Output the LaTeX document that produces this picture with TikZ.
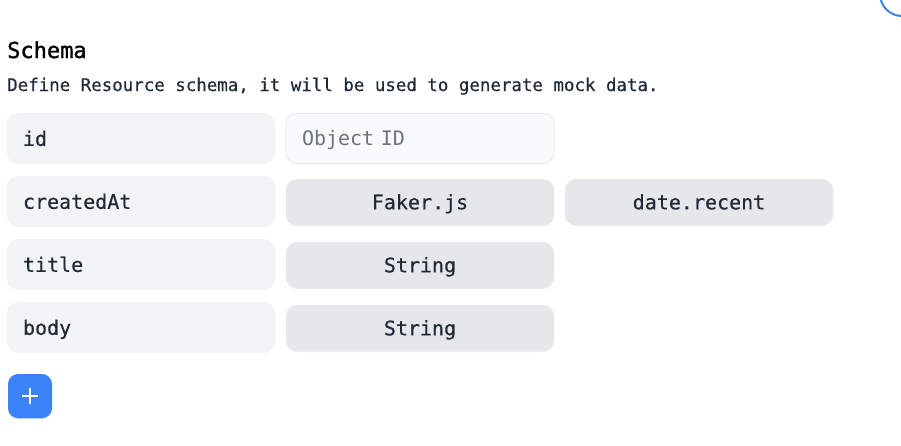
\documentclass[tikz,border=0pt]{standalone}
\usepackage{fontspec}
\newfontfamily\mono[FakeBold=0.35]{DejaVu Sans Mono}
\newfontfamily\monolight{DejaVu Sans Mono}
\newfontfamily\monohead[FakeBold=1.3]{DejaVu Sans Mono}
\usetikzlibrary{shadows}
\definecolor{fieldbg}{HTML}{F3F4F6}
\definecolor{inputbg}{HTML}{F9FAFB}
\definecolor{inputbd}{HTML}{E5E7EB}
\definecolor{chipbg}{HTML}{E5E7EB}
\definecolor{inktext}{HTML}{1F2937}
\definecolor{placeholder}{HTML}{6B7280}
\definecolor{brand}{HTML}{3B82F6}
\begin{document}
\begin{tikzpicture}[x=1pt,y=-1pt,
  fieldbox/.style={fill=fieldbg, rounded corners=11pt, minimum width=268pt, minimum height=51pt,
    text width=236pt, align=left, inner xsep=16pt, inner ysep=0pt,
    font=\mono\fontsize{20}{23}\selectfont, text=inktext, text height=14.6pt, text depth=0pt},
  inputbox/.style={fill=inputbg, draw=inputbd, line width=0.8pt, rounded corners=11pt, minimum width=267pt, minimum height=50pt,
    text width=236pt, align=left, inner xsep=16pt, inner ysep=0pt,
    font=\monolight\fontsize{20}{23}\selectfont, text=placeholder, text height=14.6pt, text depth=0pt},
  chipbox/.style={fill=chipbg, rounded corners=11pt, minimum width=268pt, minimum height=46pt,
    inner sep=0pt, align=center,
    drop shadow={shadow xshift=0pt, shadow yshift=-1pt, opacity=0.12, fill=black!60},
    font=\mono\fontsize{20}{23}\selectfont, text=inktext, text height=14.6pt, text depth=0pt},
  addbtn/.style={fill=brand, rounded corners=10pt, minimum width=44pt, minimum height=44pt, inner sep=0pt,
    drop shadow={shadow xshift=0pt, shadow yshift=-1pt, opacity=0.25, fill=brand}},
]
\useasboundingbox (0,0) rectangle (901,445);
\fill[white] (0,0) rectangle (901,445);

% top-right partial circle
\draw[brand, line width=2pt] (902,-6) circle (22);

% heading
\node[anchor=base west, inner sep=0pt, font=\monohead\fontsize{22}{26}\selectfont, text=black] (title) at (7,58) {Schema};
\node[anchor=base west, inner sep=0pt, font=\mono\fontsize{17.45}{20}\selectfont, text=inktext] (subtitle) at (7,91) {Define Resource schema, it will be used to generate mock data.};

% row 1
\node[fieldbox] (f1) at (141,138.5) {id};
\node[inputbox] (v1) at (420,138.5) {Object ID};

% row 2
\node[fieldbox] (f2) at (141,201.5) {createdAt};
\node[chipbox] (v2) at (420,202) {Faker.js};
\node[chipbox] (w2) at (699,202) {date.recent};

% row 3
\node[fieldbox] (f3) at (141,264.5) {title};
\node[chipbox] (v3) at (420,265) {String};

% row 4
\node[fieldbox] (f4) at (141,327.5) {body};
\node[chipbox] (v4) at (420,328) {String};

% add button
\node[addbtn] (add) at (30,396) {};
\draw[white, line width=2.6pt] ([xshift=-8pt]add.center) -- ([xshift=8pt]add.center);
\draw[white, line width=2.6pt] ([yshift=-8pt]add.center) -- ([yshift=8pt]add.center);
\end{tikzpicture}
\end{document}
======
**THE EXERCISE:** Your copy of the data should match it exactly, except that pictures are left out.

**EXERCISE SOLUTION:**
Output the LaTeX document that produces this picture with TikZ.
\documentclass[tikz,border=0pt]{standalone}
\usepackage{fontspec}
\newfontfamily\mono[FakeBold=0.35]{DejaVu Sans Mono}
\newfontfamily\monolight{DejaVu Sans Mono}
\newfontfamily\monohead[FakeBold=1.3]{DejaVu Sans Mono}
\usetikzlibrary{shadows}
\definecolor{fieldbg}{HTML}{F3F4F6}
\definecolor{inputbg}{HTML}{F9FAFB}
\definecolor{inputbd}{HTML}{E5E7EB}
\definecolor{chipbg}{HTML}{E5E7EB}
\definecolor{inktext}{HTML}{1F2937}
\definecolor{placeholder}{HTML}{6B7280}
\definecolor{brand}{HTML}{3B82F6}
\begin{document}
\begin{tikzpicture}[x=1pt,y=-1pt,
  fieldbox/.style={fill=fieldbg, rounded corners=11pt, minimum width=268pt, minimum height=51pt,
    text width=236pt, align=left, inner xsep=16pt, inner ysep=0pt,
    font=\mono\fontsize{20}{23}\selectfont, text=inktext, text height=14.6pt, text depth=0pt},
  inputbox/.style={fill=inputbg, draw=inputbd, line width=0.8pt, rounded corners=11pt, minimum width=267pt, minimum height=50pt,
    text width=236pt, align=left, inner xsep=16pt, inner ysep=0pt,
    font=\monolight\fontsize{20}{23}\selectfont, text=placeholder, text height=14.6pt, text depth=0pt},
  chipbox/.style={fill=chipbg, rounded corners=11pt, minimum width=268pt, minimum height=46pt,
    inner sep=0pt, align=center,
    drop shadow={shadow xshift=0pt, shadow yshift=-1pt, opacity=0.12, fill=black!60},
    font=\mono\fontsize{20}{23}\selectfont, text=inktext, text height=14.6pt, text depth=0pt},
  addbtn/.style={fill=brand, rounded corners=10pt, minimum width=44pt, minimum height=44pt, inner sep=0pt,
    drop shadow={shadow xshift=0pt, shadow yshift=-1pt, opacity=0.25, fill=brand}},
]
\useasboundingbox (0,0) rectangle (901,445);
\fill[white] (0,0) rectangle (901,445);

% top-right partial circle
\draw[brand, line width=2pt] (902,-6) circle (22);

% heading
\node[anchor=base west, inner sep=0pt, font=\monohead\fontsize{22}{26}\selectfont, text=black] (title) at (7,58) {Schema};
\node[anchor=base west, inner sep=0pt, font=\mono\fontsize{17.45}{20}\selectfont, text=inktext] (subtitle) at (7,91) {Define Resource schema, it will be used to generate mock data.};

% row 1
\node[fieldbox] (f1) at (141,138.5) {id};
\node[inputbox] (v1) at (420,138.5) {Object ID};

% row 2
\node[fieldbox] (f2) at (141,201.5) {createdAt};
\node[chipbox] (v2) at (420,202) {Faker.js};
\node[chipbox] (w2) at (699,202) {date.recent};

% row 3
\node[fieldbox] (f3) at (141,264.5) {title};
\node[chipbox] (v3) at (420,265) {String};

% row 4
\node[fieldbox] (f4) at (141,327.5) {body};
\node[chipbox] (v4) at (420,328) {String};

% add button
\node[addbtn] (add) at (30,396) {};
\draw[white, line width=2.6pt] ([xshift=-8pt]add.center) -- ([xshift=8pt]add.center);
\draw[white, line width=2.6pt] ([yshift=-8pt]add.center) -- ([yshift=8pt]add.center);
\end{tikzpicture}
\end{document}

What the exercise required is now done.